Essa explicação mais detalhada apenas ampliou o espectro da minha indignação. Quer dizer que nos fizeram de trouxas no Pan? Nos deram um “legado” que não prestava? Imagino que um velódromo seja projetado por especialistas no assunto; mas que “especialistas” foram esses que fizeram um equipamento que não permite alcançar recordes e que “impacta a segurança” dos atletas?
Em suma: fomos ou estamos sendo passados para trás. Pagamos por um velódromo aparentemente perfeito em 2007 e vamos pagar por outro velódromo ainda mais perfeito este ano. Só nos resta agora torcer para o Rio não sediar nenhum evento de ciclismo no futuro, ou logo o “legado dos Jogos Olímpicos” será demolido para a construção de um terceiro velódromo.
Ser carioca é conviver com obras de caráter duvidoso. A Praça Nossa Senhora da Paz, em Ipanema, está sendo completamente destruída pelas obras do metrô. O governo do estado, que prometeu que ia deixar as árvores em paz, mentiu: de qualquer janela das vizinhanças se pode acompanhar a clareira que cresce a cada dia. A verdade é que o governador está pouco se lixando para as árvores, assim como está pouco se lixando para os mais de 30 mil cidadãos que assinaram uma petição em sua defesa.

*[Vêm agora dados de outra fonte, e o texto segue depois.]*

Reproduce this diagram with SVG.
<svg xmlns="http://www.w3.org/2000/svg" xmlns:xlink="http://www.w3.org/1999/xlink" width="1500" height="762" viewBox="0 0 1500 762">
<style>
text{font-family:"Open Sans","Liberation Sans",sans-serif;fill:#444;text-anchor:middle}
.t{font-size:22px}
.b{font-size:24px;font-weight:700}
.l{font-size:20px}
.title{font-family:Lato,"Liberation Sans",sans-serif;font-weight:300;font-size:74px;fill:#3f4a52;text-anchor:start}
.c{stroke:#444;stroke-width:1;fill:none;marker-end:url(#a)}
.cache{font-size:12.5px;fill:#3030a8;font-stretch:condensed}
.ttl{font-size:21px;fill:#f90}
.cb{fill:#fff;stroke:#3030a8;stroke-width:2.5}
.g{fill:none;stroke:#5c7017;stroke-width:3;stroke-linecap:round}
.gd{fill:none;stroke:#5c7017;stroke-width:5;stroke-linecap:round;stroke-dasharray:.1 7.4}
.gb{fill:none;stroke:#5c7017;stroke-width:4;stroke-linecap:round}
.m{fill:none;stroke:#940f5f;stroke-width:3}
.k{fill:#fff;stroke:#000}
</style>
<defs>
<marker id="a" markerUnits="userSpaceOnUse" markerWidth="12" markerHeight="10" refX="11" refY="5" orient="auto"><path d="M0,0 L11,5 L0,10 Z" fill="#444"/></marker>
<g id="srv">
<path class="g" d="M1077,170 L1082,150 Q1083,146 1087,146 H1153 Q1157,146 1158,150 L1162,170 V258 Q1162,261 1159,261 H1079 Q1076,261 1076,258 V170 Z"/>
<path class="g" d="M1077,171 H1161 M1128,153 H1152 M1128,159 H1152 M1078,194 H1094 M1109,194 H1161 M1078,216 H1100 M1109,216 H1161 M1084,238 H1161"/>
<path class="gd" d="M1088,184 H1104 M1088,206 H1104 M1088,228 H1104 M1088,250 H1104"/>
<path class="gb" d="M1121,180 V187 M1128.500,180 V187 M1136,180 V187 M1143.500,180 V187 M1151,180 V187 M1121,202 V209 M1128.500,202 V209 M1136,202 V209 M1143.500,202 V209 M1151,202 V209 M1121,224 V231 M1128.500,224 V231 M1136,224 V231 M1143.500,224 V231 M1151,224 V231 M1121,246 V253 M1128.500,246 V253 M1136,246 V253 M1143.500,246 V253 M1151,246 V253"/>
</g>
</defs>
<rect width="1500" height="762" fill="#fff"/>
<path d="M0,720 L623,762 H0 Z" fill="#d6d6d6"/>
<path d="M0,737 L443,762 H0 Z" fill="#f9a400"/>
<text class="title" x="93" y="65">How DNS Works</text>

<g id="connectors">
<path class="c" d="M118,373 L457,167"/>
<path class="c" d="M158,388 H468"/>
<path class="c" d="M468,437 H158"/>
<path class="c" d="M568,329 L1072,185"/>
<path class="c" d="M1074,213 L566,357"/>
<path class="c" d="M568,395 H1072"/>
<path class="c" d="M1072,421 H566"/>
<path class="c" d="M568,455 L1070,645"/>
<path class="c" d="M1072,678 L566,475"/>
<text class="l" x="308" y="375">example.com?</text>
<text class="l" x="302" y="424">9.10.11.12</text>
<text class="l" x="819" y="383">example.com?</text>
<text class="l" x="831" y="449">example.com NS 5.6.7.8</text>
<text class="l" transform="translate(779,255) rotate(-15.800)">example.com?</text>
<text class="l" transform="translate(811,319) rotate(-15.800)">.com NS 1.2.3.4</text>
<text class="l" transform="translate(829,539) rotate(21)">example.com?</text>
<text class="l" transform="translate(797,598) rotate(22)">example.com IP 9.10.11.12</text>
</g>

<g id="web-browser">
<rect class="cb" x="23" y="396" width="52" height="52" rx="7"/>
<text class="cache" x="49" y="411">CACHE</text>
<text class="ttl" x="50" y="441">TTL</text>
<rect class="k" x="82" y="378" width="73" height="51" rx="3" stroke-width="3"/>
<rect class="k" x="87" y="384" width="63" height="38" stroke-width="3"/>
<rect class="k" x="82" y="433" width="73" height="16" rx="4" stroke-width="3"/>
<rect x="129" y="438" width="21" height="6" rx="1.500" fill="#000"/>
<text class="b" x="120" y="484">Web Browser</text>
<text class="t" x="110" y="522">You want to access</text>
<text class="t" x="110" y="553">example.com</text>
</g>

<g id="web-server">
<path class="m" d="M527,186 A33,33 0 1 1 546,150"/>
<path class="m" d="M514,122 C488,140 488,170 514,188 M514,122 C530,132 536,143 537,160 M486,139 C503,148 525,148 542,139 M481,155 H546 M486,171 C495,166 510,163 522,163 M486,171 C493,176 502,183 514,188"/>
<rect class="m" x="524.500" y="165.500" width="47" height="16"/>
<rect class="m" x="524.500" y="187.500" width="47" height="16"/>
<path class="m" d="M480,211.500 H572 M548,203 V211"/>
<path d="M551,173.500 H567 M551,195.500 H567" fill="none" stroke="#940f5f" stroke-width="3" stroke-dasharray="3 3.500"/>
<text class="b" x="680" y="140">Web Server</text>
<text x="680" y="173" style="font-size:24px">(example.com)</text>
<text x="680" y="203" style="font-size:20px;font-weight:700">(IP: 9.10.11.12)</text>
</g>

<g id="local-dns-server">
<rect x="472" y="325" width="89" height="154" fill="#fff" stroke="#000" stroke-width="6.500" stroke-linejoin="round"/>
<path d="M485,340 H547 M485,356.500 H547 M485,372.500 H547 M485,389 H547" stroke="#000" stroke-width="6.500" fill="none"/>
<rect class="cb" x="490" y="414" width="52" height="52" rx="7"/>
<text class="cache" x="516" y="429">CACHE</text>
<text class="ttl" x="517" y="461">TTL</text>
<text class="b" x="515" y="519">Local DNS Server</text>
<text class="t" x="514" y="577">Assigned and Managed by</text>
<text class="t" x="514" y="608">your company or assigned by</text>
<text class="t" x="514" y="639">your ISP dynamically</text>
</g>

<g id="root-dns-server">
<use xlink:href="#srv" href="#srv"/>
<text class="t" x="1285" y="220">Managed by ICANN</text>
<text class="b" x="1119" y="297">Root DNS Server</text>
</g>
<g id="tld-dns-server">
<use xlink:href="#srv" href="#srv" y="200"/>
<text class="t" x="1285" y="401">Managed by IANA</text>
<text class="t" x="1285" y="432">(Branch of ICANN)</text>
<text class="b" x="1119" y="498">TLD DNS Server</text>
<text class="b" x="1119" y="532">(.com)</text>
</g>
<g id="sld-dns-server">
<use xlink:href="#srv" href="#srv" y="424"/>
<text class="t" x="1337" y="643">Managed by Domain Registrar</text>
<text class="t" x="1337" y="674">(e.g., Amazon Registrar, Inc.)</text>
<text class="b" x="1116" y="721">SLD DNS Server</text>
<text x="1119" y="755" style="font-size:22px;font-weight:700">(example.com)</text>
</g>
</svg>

Enquanto isso, no Leme, moradores estão se mobilizando para salvar o bairro do desastre que seria a implantação de uma nova estação do bondinho do Pão de Açúcar. Eles estão apavorados, e por justa causa: o Leme, que já tem uma população maior do que comporta, e que não tem vagas nem para os automóveis de quem mora lá, quem dirá para ônibus de turismo, vai perder o pouco de sossego que lhe resta se a sinistra ideia da Companhia Caminho Aéreo Pão de Açúcar colar. Os moradores foram à rua no domingo, para protestar, e logo num primeiro momento colheram mais de 500 assinaturas.
Tomara que tenham mais sorte do que tivemos em Ipanema.